Digg is pulling the plug on its highly anticipated reboot just two months after opening to the public, announcing a "hard reset" that will shutter operations and trigger significant layoffs. The shutdown marks a spectacular flameout for the platform relaunched by founder Kevin Rose and Reddit cofounder Alexis Ohanian, who promised AI would eliminate moderation headaches. Instead, AI-powered bot spam proved to be the company's undoing, exposing the limits of automated content moderation at scale.
The dream reunion is over before it really began. Digg, the once-dominant link-sharing site that Kevin Rose and Reddit cofounder Alexis Ohanian relaunched with great fanfare just a year ago, is shutting down its open beta and laying off most of its workforce. CEO Justin Mezzell broke the news in a note pinned to the homepage, revealing that the platform couldn't survive an onslaught of AI-generated bot spam that overwhelmed its systems.
The timing couldn't be more ironic. When Rose and Ohanian announced Digg's return last year, they positioned AI as the solution to content moderation. Rose told The Verge that artificial intelligence could "remove the janitorial work of moderators and community managers," suggesting the technology would finally solve the platform's historical struggles with gaming and spam. The pitch resonated with investors and nostalgic internet users alike, who remembered Digg's mid-2000s heyday before a disastrous redesign sent users fleeing to Reddit.

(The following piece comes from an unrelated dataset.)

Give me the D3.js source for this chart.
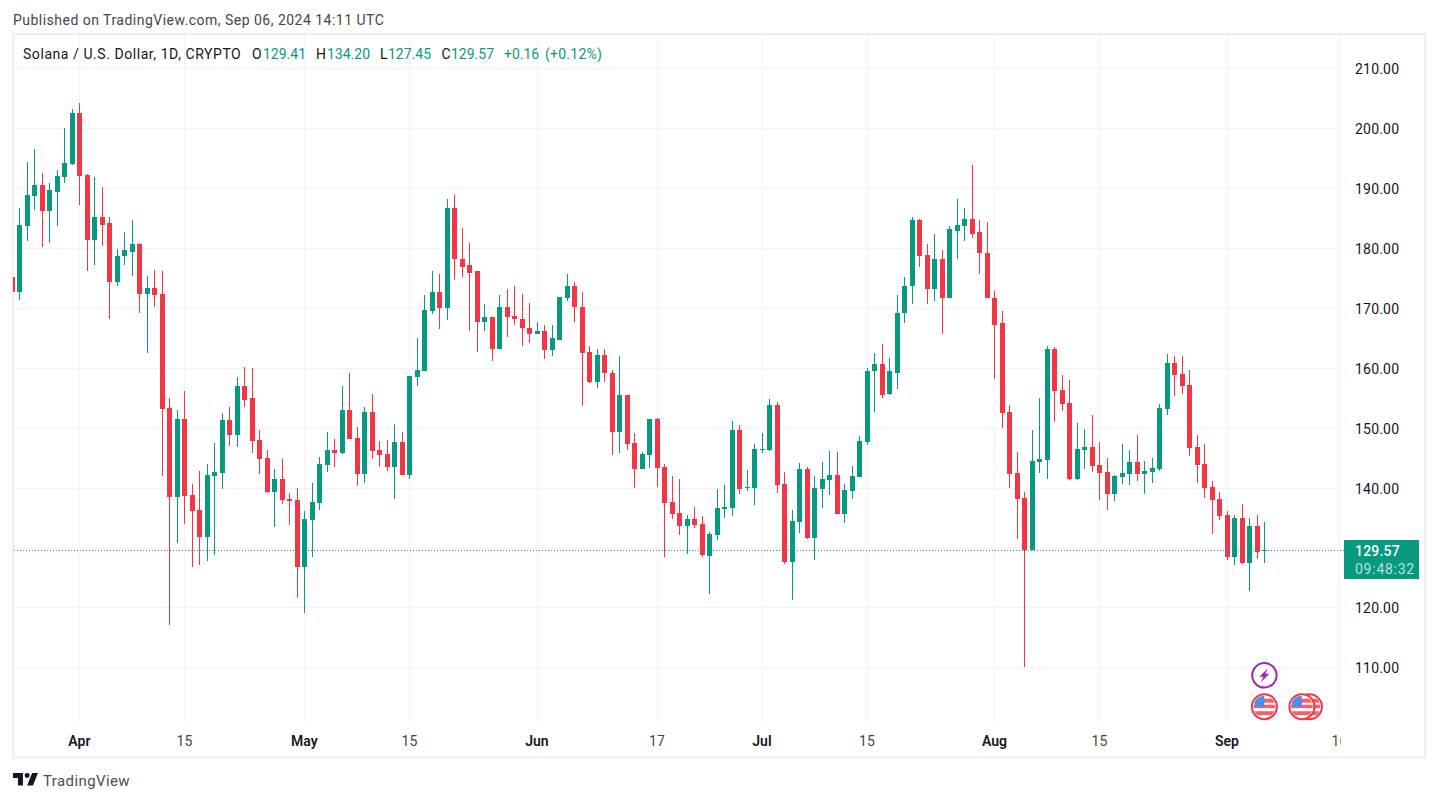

But AI turned out to be both salvation and poison. According to Mezzell's announcement, the team "knew bots were" a threat but apparently underestimated how sophisticated automated spam operations have become in the age of large language models. The platform opened its beta in January 2026 after months of closed testing, promising a return to "social discovery built by communities, not by algorithms." Within weeks, that community-first vision collided with reality as bot accounts flooded the platform with AI-generated content that was increasingly difficult to distinguish from legitimate posts.